I’m not sure whether to sympathize or empathize with Oscar Wilde. Or maybe it should be sympathise or empathise. His clever phrase has been widely attributed to George Bernard Shaw, who already boasted plenty of bon mots of his own. Since none of my witty remarks have been attributed to anyone else, I suppose I can only sympathize, not actually having been in his sizable shoes. (Or is it sisable?)
I can empathize with writers who spend time searching for the right word only to have it dismissed or misunderstood by those with less sensitivity for language. My translation clients sometimes ask me to produce a translation in UK English, and when I explain that I’m a US linguist, the client says “Just use UK spellcheck.” My text is then passed on to an editor who changes “while” to “whilst,” “vacation” to “holiday” and “retired people” to “pensioners.”

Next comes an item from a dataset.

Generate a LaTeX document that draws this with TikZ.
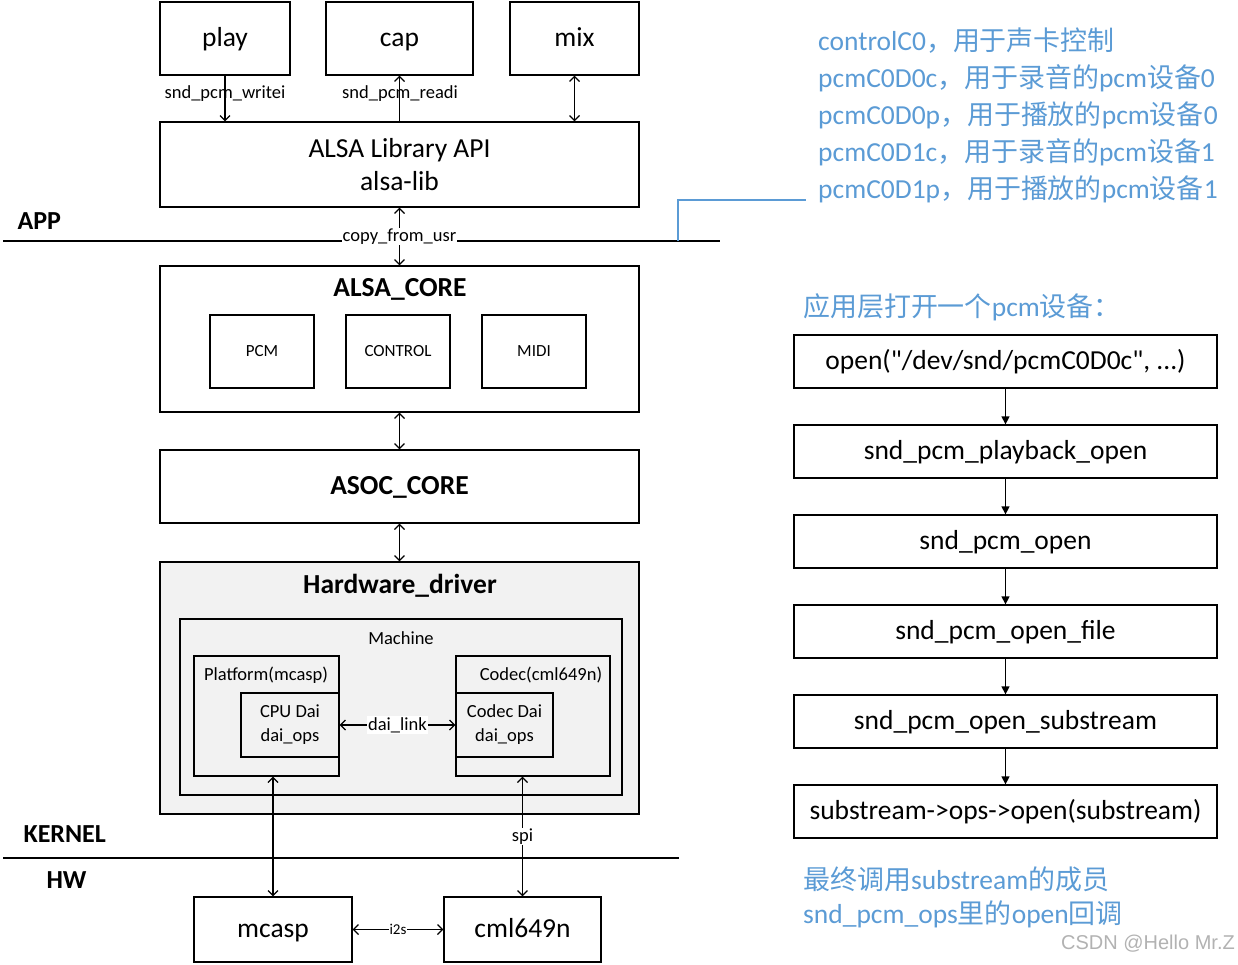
\documentclass[tikz,border=0pt]{standalone}
\usepackage{fontspec}
\setmainfont{Carlito}
\newfontfamily\cjk{Noto Sans CJK SC}[Scale=0.98]
\newfontfamily\wmfont{Liberation Sans}
\usetikzlibrary{arrows.meta}
\definecolor{hint}{HTML}{5B9BD5}
\definecolor{hwfill}{HTML}{F2F2F2}
\newcommand{\zh}[1]{{\cjk #1}}
\tikzset{
  box/.style={draw, line width=1.3pt, inner sep=0pt, align=center},
  one/.style={text height=19pt, text depth=4pt},
  ones/.style={text height=12pt, text depth=2.5pt},
  arr/.style={line width=1.2pt, -{Straight Barb[length=5pt,width=10pt]}},
  barr/.style={line width=1.2pt, {Straight Barb[length=5pt,width=10pt]}-{Straight Barb[length=5pt,width=10pt]}},
  lbl/.style={font=\fontsize{18.5}{20}\selectfont, inner sep=1pt},
  mid/.style={font=\fontsize{18.5}{24}\selectfont},
  big/.style={font=\fontsize{27.5}{33}\selectfont},
  title/.style={font=\fontsize{27.5}{32}\selectfont\bfseries},
  layer/.style={font=\fontsize{26}{30}\selectfont\bfseries},
  blue/.style={text=hint, font=\fontsize{27.5}{32}\selectfont, anchor=west, inner sep=0pt},
}
\begin{document}
\begin{tikzpicture}[x=1pt,y=-1pt]
\useasboundingbox (0,0) rectangle (1238,964);
% top row
\node[box,big,one,minimum width=130pt,minimum height=73pt] (play) at (225,38.5) {play};
\node[box,big,one,minimum width=147pt,minimum height=73pt] (cap) at (399.5,38.5) {cap};
\node[box,big,one,minimum width=129pt,minimum height=73pt] (mix) at (574.5,38.5) {mix};
\node[box,big,minimum width=479pt,minimum height=85pt] (alsalib) at (399.5,164.5) {ALSA Library API\\alsa-lib};
\draw[arr] (play.south) -- (play.south |- alsalib.north);
\draw[arr] (cap.south |- alsalib.north) -- (cap.south);
\draw[barr] (mix.south) -- (mix.south |- alsalib.north);
\node[lbl] (wlbl) at (225,94) {snd\_pcm\_writei};
\node[lbl] (rlbl) at (400,94) {snd\_pcm\_readi};
% APP line
\coordinate (appL) at (3,241);
\coordinate (appR) at (720,241);
\draw[line width=2.6pt] (appL) -- (appR);
\node[layer,anchor=west] (app) at (14,221) {APP};
% ALSA core
\node[box,minimum width=479pt,minimum height=146pt] (alsacore) at (399.5,339) {};
\node[title] (alsacoret) at (400,289) {ALSA\_CORE};
\node[box,font=\fontsize{17}{20}\selectfont,ones,minimum width=104pt,minimum height=73pt] (pcm) at (262,351.5) {PCM};
\node[box,font=\fontsize{17}{20}\selectfont,ones,minimum width=104pt,minimum height=73pt] (control) at (398,351.5) {CONTROL};
\node[box,font=\fontsize{17}{20}\selectfont,ones,minimum width=104pt,minimum height=73pt] (midi) at (534,351.5) {MIDI};
\draw[barr] (alsalib.south) -- (alsacore.north) node[lbl,fill=white,pos=0.5] (cfu) {copy\_from\_usr};
% ASOC
\node[box,title,one,minimum width=479pt,minimum height=73pt] (asoc) at (399.5,486.5) {ASOC\_CORE};
\draw[barr] (alsacore.south) -- (asoc.north);
% Hardware driver
\node[box,fill=hwfill,minimum width=479pt,minimum height=252pt] (hw) at (399.5,688) {};
\draw[barr] (asoc.south) -- (hw.north);
\node[title] (hwt) at (400,586) {Hardware\_driver};
\node[box,minimum width=442pt,minimum height=176pt] (machine) at (401,707) {};
\node[lbl,mid] (machinet) at (401,638) {Machine};
\node[box,minimum width=145pt,minimum height=120pt] (platform) at (266.5,716) {};
\node[lbl,mid] (platformt) at (266,675) {Platform(mcasp)};
\node[box,mid,minimum width=98pt,minimum height=64pt] (cpudai) at (290,725) {CPU Dai\\dai\_ops};
\node[box,minimum width=154pt,minimum height=120pt] (codec) at (533,716) {};
\node[lbl,mid] (codect) at (541,675) {Codec(cml649n)};
\node[box,mid,minimum width=97pt,minimum height=64pt] (codecdai) at (504.5,725) {Codec Dai\\dai\_ops};
\draw[barr] (cpudai.east) -- (codecdai.west) node[lbl,fill=white,pos=0.5] (dailink) {dai\_link};
% KERNEL line
\coordinate (kL) at (3,858);
\coordinate (kR) at (679,858);
\draw[line width=2.6pt] (kL) -- (kR);
\node[layer,anchor=west] (kernel) at (20,834) {KERNEL};
\node[layer,anchor=west] (hwl) at (43,880) {HW};
% HW
\node[box,big,one,minimum width=158pt,minimum height=65pt] (mcasp) at (273,929.5) {mcasp};
\node[box,big,one,minimum width=157pt,minimum height=65pt] (cml) at (522.5,929.5) {cml649n};
\draw[barr] (mcasp.north |- platform.south) -- (mcasp.north);
\draw[barr] (cml.north |- codec.south) -- (cml.north) node[lbl,fill=white,pos=0.5] (spi) {spi};
\draw[barr] (mcasp.east) -- (cml.west) node[lbl,font=\fontsize{15}{16}\selectfont,fill=white,pos=0.5] (i2s) {i2s};
% right blue notes
\node[blue] (n1) at (818,41) {controlC0\zh{，用于声卡控制}};
\node[blue] (n2) at (818,78) {pcmC0D0c\zh{，用于录音的}pcm\zh{设备}0};
\node[blue] (n3) at (818,115) {pcmC0D0p\zh{，用于播放的}pcm\zh{设备}0};
\node[blue] (n4) at (818,152) {pcmC0D1c\zh{，用于录音的}pcm\zh{设备}1};
\node[blue] (n5) at (818,189) {pcmC0D1p\zh{，用于播放的}pcm\zh{设备}1};
\coordinate (bstart) at (678,241);
\coordinate (bend) at (806,200);
\draw[hint,line width=1.3pt] (bstart) |- (bend);
% right flow
\node[blue] (flowt) at (803,307) {\zh{应用层打开一个}pcm\zh{设备：}};
\node[box,big,one,minimum width=423pt,minimum height=53pt] (f1) at (1005.5,361.5) {open(\textquotedbl/dev/snd/pcmC0D0c\textquotedbl, ...)};
\node[box,big,one,minimum width=423pt,minimum height=53pt] (f2) at (1005.5,451.5) {snd\_pcm\_playback\_open};
\node[box,big,one,minimum width=423pt,minimum height=53pt] (f3) at (1005.5,541.5) {snd\_pcm\_open};
\node[box,big,one,minimum width=423pt,minimum height=53pt] (f4) at (1005.5,631.5) {snd\_pcm\_open\_file};
\node[box,big,one,minimum width=423pt,minimum height=53pt] (f5) at (1005.5,721.5) {snd\_pcm\_open\_substream};
\node[box,big,one,minimum width=423pt,minimum height=53pt] (f6) at (1005.5,811.5) {substream->ops->open(substream)};
\foreach \a/\b in {f1/f2,f2/f3,f3/f4,f4/f5,f5/f6}
  \draw[line width=1.3pt,-{Triangle[length=8pt,width=8pt]}] (\a.south) -- (\b.north);
\node[blue] (e1) at (803,879) {\zh{最终调用}substream\zh{的成员}};
\node[blue] (e2) at (803,914) {snd\_pcm\_ops\zh{里的}open\zh{回调}};
\node[anchor=east,text=black!30,font=\wmfont\fontsize{20}{24}\selectfont,inner sep=0pt] (wm) at (1235,944) {CSDN @Hello Mr.Z};
\end{tikzpicture}
\end{document}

Regional language differences in the U.S. can be just as significant. Just try getting a fizzy drink on a cross-country drive; it’s “pop” in Colorado where I was raised, “soda” in Washington DC, “tonic” in Massachusetts, and “soda pop” or “co-cola” in Virginia and the deeper south. Keep driving south from Arizona, and if you need a straw, you can get a “popote” in Mexico, a “pajita” in El Salvador or a “pitillo” in South America.
What are soft drinks called where you live?